#### PROVIDED RECORDS
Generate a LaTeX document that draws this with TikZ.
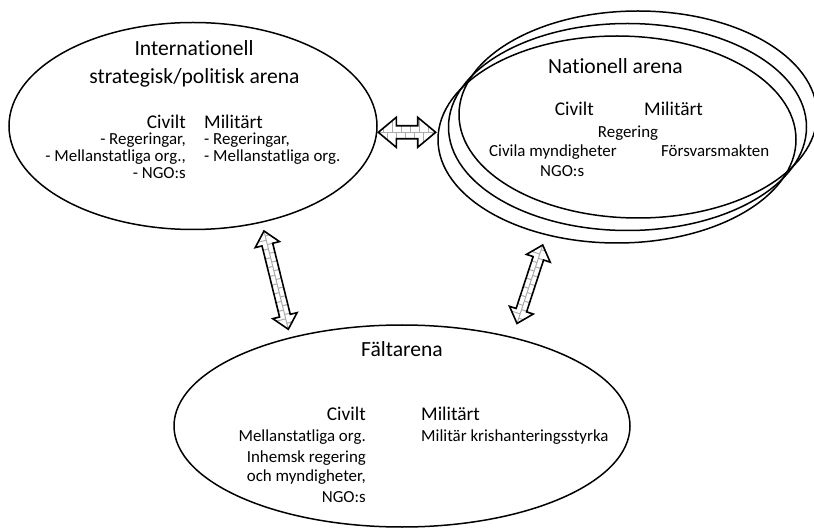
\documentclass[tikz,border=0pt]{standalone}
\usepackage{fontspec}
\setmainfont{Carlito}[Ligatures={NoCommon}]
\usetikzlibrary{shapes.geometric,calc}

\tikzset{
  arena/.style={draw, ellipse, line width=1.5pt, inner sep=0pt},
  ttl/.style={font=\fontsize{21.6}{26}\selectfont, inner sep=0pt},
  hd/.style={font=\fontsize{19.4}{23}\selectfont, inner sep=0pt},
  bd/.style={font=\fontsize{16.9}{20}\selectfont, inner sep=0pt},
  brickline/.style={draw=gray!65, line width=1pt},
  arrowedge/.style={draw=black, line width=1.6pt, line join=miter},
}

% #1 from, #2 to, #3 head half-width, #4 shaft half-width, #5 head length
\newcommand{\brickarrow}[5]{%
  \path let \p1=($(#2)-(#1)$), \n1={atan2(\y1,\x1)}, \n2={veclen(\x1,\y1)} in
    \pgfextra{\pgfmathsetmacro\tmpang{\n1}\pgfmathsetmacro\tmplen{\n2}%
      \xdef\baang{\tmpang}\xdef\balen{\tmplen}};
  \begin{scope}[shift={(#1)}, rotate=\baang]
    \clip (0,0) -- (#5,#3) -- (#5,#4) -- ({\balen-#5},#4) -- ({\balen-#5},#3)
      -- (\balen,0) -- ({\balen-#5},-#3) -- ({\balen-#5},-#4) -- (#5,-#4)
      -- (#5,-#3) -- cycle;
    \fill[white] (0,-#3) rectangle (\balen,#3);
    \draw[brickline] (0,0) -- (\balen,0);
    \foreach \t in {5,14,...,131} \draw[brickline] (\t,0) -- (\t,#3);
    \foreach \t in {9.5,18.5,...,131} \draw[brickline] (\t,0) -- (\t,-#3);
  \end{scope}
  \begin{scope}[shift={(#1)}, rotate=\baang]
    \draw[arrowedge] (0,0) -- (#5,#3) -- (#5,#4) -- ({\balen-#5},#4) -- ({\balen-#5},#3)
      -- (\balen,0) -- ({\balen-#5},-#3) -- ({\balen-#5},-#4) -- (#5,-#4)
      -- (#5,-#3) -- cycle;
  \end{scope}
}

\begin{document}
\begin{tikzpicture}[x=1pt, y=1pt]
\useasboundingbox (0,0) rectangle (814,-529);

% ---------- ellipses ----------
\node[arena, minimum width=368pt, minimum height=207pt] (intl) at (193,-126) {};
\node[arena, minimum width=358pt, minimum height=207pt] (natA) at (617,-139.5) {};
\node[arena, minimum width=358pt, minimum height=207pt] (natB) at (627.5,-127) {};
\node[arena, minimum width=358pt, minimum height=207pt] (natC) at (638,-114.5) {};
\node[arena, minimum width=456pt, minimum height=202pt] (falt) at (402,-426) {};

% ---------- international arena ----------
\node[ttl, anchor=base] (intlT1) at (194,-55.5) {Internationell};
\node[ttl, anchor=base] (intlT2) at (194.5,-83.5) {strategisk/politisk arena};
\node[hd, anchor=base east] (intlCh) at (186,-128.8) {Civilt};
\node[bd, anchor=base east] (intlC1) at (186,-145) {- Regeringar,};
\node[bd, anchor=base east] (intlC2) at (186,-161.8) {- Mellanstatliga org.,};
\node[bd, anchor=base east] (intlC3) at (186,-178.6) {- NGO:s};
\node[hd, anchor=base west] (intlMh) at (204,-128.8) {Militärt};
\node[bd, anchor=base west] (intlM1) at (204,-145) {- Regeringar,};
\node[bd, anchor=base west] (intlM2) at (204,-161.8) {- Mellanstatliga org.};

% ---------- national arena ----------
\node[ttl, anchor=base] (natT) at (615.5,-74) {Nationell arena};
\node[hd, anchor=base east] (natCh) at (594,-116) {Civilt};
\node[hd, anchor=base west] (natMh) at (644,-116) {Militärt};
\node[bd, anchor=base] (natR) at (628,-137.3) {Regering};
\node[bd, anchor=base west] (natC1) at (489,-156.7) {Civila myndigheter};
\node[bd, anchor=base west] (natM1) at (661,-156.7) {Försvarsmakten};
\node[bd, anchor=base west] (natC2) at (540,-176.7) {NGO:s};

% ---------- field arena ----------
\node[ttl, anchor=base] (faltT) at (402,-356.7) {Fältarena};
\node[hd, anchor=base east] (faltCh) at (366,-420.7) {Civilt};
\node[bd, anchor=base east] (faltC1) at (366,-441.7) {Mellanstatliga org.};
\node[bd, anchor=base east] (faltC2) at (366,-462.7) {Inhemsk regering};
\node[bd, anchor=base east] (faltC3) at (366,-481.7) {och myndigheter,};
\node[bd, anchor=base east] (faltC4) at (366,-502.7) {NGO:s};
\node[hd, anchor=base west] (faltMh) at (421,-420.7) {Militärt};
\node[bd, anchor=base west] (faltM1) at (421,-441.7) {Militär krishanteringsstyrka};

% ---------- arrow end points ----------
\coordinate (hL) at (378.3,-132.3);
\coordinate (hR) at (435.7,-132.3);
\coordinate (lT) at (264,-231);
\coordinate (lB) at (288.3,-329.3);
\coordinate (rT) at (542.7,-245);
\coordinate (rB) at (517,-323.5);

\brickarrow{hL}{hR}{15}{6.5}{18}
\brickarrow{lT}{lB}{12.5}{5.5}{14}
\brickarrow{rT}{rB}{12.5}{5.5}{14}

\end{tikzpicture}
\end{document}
--
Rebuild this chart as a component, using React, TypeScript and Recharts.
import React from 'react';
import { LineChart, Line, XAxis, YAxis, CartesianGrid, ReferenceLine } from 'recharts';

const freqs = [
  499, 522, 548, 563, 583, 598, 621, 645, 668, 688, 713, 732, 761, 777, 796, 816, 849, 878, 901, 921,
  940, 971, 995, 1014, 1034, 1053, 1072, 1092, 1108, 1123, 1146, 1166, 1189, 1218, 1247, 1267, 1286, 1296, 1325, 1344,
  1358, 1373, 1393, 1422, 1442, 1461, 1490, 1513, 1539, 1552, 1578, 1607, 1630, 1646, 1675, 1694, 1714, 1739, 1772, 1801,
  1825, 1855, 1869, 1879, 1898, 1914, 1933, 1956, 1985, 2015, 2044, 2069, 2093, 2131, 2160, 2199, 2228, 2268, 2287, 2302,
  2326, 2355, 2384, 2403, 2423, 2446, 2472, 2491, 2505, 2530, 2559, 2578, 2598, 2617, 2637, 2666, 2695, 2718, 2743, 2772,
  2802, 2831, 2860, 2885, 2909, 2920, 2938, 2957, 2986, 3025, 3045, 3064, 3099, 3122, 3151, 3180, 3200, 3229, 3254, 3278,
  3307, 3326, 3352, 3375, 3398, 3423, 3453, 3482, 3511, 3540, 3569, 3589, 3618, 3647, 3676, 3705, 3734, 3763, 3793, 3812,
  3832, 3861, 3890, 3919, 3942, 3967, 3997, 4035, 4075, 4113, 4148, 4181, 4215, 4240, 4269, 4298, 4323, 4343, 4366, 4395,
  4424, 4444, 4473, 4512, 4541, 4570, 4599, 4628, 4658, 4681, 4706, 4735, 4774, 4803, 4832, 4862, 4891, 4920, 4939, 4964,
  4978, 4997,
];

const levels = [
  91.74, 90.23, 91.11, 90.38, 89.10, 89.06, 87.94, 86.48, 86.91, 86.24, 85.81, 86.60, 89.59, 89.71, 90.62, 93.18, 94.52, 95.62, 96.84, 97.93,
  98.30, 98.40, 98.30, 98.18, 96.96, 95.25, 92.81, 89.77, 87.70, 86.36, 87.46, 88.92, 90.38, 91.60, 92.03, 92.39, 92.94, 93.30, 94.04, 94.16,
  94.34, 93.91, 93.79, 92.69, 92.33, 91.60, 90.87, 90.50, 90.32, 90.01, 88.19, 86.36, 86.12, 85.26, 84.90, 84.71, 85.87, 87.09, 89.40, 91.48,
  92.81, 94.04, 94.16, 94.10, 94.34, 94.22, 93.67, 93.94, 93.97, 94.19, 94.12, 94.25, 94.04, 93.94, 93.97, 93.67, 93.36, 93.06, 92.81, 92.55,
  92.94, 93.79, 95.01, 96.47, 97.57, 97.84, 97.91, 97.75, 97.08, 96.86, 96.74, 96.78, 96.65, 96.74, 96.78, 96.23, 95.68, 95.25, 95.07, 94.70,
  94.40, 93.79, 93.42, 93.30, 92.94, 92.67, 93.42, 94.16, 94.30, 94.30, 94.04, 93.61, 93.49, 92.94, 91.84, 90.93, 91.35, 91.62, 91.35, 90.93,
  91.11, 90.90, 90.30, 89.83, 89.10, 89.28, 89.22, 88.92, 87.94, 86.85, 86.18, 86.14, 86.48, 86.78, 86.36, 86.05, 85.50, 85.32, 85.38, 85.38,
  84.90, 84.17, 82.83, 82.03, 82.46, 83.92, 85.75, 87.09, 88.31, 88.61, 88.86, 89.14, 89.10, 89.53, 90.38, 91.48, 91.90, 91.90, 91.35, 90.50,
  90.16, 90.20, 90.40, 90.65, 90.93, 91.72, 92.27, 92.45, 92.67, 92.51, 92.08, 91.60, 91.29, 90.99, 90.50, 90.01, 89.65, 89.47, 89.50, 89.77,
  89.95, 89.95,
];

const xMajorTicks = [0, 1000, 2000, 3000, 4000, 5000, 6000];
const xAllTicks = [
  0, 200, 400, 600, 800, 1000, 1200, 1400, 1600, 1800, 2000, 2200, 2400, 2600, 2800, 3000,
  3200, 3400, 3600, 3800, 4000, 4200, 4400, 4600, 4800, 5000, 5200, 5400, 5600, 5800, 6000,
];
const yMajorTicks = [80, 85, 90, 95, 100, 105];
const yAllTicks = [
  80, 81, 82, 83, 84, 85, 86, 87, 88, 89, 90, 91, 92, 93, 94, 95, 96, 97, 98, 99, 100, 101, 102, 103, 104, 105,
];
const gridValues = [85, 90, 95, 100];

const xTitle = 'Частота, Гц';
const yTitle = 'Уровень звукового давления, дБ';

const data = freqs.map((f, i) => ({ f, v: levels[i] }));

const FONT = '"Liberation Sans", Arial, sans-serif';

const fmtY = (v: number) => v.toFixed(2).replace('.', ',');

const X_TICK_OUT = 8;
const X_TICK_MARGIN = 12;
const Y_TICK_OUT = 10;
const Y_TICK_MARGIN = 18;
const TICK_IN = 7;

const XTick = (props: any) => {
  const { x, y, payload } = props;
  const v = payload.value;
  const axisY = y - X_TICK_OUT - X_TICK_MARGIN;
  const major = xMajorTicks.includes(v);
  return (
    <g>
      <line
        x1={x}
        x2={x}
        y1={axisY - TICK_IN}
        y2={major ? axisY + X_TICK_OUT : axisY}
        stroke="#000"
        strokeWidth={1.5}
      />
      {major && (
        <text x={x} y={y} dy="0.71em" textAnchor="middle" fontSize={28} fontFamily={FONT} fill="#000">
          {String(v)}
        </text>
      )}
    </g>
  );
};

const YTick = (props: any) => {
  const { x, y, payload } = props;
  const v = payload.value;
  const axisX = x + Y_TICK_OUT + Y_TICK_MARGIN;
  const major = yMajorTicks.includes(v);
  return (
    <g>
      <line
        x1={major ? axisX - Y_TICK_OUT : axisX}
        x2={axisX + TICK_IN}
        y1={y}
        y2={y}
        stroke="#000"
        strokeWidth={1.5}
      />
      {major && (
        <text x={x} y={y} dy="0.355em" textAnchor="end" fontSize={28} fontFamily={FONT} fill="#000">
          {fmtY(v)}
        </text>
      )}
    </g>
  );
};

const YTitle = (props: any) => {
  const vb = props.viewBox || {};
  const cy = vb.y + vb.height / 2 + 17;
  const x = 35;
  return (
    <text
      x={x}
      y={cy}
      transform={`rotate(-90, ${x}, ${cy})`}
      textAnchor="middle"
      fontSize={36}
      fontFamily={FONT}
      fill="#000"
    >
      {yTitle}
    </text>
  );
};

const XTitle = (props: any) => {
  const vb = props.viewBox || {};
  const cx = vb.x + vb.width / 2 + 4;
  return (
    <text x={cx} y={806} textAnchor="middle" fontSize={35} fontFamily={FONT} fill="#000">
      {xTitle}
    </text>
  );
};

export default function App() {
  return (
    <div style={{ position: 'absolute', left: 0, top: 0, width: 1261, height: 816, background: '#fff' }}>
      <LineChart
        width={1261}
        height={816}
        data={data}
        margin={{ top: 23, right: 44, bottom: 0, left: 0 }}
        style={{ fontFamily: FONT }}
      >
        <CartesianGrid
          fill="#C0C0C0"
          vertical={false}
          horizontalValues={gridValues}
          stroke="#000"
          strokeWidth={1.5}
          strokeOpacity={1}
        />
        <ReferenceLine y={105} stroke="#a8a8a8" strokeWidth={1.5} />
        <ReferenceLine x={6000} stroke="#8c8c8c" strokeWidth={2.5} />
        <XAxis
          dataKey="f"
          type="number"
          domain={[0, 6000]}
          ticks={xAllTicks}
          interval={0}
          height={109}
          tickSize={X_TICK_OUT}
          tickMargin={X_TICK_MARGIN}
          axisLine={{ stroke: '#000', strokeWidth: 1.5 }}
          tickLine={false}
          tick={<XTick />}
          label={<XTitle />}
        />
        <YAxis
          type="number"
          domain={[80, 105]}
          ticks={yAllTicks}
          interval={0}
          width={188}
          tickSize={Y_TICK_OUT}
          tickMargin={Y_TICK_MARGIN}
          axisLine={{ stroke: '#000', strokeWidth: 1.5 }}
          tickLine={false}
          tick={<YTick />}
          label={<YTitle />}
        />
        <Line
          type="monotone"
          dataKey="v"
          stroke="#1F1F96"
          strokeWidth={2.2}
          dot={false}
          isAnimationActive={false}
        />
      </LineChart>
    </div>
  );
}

#### WHAT YOU SHOULD DO
The lines to transcribe begin at the line with "Rebuild this chart" and end at the line with "YAxis, CartesianGrid, ReferenceLine"; copy them exactly, both ends included.

#### SOLUTION TO THIS EXERCISE
Rebuild this chart as a component, using React, TypeScript and Recharts.
import React from 'react';
import { LineChart, Line, XAxis, YAxis, CartesianGrid, ReferenceLine } from 'recharts';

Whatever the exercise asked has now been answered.